··· MATERIAL PROVIDED ···

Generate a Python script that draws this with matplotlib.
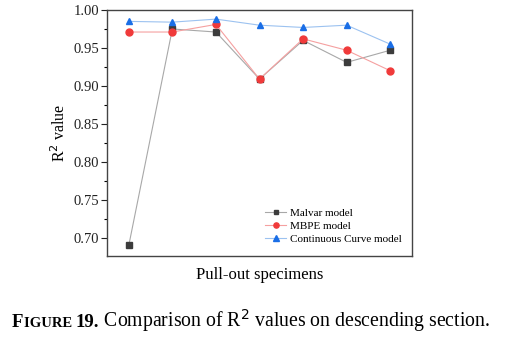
import numpy as np
import matplotlib.pyplot as plt
from matplotlib.ticker import MultipleLocator

plt.rcParams['font.family'] = ['Liberation Serif', 'DejaVu Serif']

specimens = [1, 2, 3, 4, 5, 6, 7]
malvar = [0.690, 0.975, 0.971, 0.909, 0.960, 0.931, 0.947]
mbpe = [0.971, 0.971, 0.981, 0.909, 0.962, 0.947, 0.920]
continuous = [0.985, 0.984, 0.988, 0.980, 0.977, 0.980, 0.955]

fig = plt.figure(figsize=(5.18, 3.39), dpi=100)
ax = fig.add_axes([107 / 518, 1 - 256 / 339, 305 / 518, 246 / 339])

ax.plot(specimens, malvar, color='#a8a8a8', lw=0.8, marker='s', ms=4.5,
        mfc='#3c3c3c', mec='#3c3c3c', label='Malvar model')
ax.plot(specimens, mbpe, color='#f5a0a0', lw=0.8, marker='o', ms=5,
        mfc='#f03a3a', mec='#f03a3a', label='MBPE model')
ax.plot(specimens, continuous, color='#9cc2f0', lw=0.8, marker='^', ms=5,
        mfc='#1a6ee6', mec='#1a6ee6', label='Continuous Curve model')

ax.set_xlim(0.5, 7.5)
ax.set_ylim(0.676, 1.0)
ax.yaxis.set_major_locator(MultipleLocator(0.05))
ax.yaxis.set_minor_locator(MultipleLocator(0.025))
ax.yaxis.set_major_formatter(plt.FormatStrFormatter('%.2f'))
ax.set_xticks([])
ax.tick_params(axis='y', which='major', direction='out', length=4, width=0.8,
               pad=1.5, labelsize=10.5, colors='#222222')
ax.tick_params(axis='y', which='minor', direction='out', length=2.5, width=0.8)
for s in ax.spines.values():
    s.set_color('#444444')
    s.set_linewidth(1.0)

ax.set_ylabel('R$^2$ value', fontsize=11.5, labelpad=3)
ax.set_xlabel('Pull-out specimens', fontsize=12, labelpad=8)

ax.legend(loc='lower right', frameon=False, fontsize=8, handlelength=1.9,
          handletextpad=0.3, labelspacing=0.3, borderaxespad=0.0,
          markerscale=0.75, bbox_to_anchor=(0.98, 0.03))

# caption: small-caps "Figure" label followed by the description
renderer = fig.canvas.get_renderer()
y_base = 1 - 327 / 339
x = 12 / 518
for txt, size, weight in [('F', 13.5, 'bold'), ('IGURE ', 10.5, 'bold'),
                          ('19.', 13.5, 'bold'),
                          (' Comparison of R$^2$ values on descending section.', 14.2, 'normal')]:
    t = fig.text(x, y_base, txt, fontsize=size, fontweight=weight, va='baseline')
    x += t.get_window_extent(renderer).width / fig.bbox.width

fig.savefig('out.png', dpi=100, facecolor='white')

···

In this exercise, set down all of the data exactly, without the pictures.

Generate a Python script that draws this with matplotlib.
import numpy as np
import matplotlib.pyplot as plt
from matplotlib.ticker import MultipleLocator

plt.rcParams['font.family'] = ['Liberation Serif', 'DejaVu Serif']

specimens = [1, 2, 3, 4, 5, 6, 7]
malvar = [0.690, 0.975, 0.971, 0.909, 0.960, 0.931, 0.947]
mbpe = [0.971, 0.971, 0.981, 0.909, 0.962, 0.947, 0.920]
continuous = [0.985, 0.984, 0.988, 0.980, 0.977, 0.980, 0.955]

fig = plt.figure(figsize=(5.18, 3.39), dpi=100)
ax = fig.add_axes([107 / 518, 1 - 256 / 339, 305 / 518, 246 / 339])

ax.plot(specimens, malvar, color='#a8a8a8', lw=0.8, marker='s', ms=4.5,
        mfc='#3c3c3c', mec='#3c3c3c', label='Malvar model')
ax.plot(specimens, mbpe, color='#f5a0a0', lw=0.8, marker='o', ms=5,
        mfc='#f03a3a', mec='#f03a3a', label='MBPE model')
ax.plot(specimens, continuous, color='#9cc2f0', lw=0.8, marker='^', ms=5,
        mfc='#1a6ee6', mec='#1a6ee6', label='Continuous Curve model')

ax.set_xlim(0.5, 7.5)
ax.set_ylim(0.676, 1.0)
ax.yaxis.set_major_locator(MultipleLocator(0.05))
ax.yaxis.set_minor_locator(MultipleLocator(0.025))
ax.yaxis.set_major_formatter(plt.FormatStrFormatter('%.2f'))
ax.set_xticks([])
ax.tick_params(axis='y', which='major', direction='out', length=4, width=0.8,
               pad=1.5, labelsize=10.5, colors='#222222')
ax.tick_params(axis='y', which='minor', direction='out', length=2.5, width=0.8)
for s in ax.spines.values():
    s.set_color('#444444')
    s.set_linewidth(1.0)

ax.set_ylabel('R$^2$ value', fontsize=11.5, labelpad=3)
ax.set_xlabel('Pull-out specimens', fontsize=12, labelpad=8)

ax.legend(loc='lower right', frameon=False, fontsize=8, handlelength=1.9,
          handletextpad=0.3, labelspacing=0.3, borderaxespad=0.0,
          markerscale=0.75, bbox_to_anchor=(0.98, 0.03))

# caption: small-caps "Figure" label followed by the description
renderer = fig.canvas.get_renderer()
y_base = 1 - 327 / 339
x = 12 / 518
for txt, size, weight in [('F', 13.5, 'bold'), ('IGURE ', 10.5, 'bold'),
                          ('19.', 13.5, 'bold'),
                          (' Comparison of R$^2$ values on descending section.', 14.2, 'normal')]:
    t = fig.text(x, y_base, txt, fontsize=size, fontweight=weight, va='baseline')
    x += t.get_window_extent(renderer).width / fig.bbox.width

fig.savefig('out.png', dpi=100, facecolor='white')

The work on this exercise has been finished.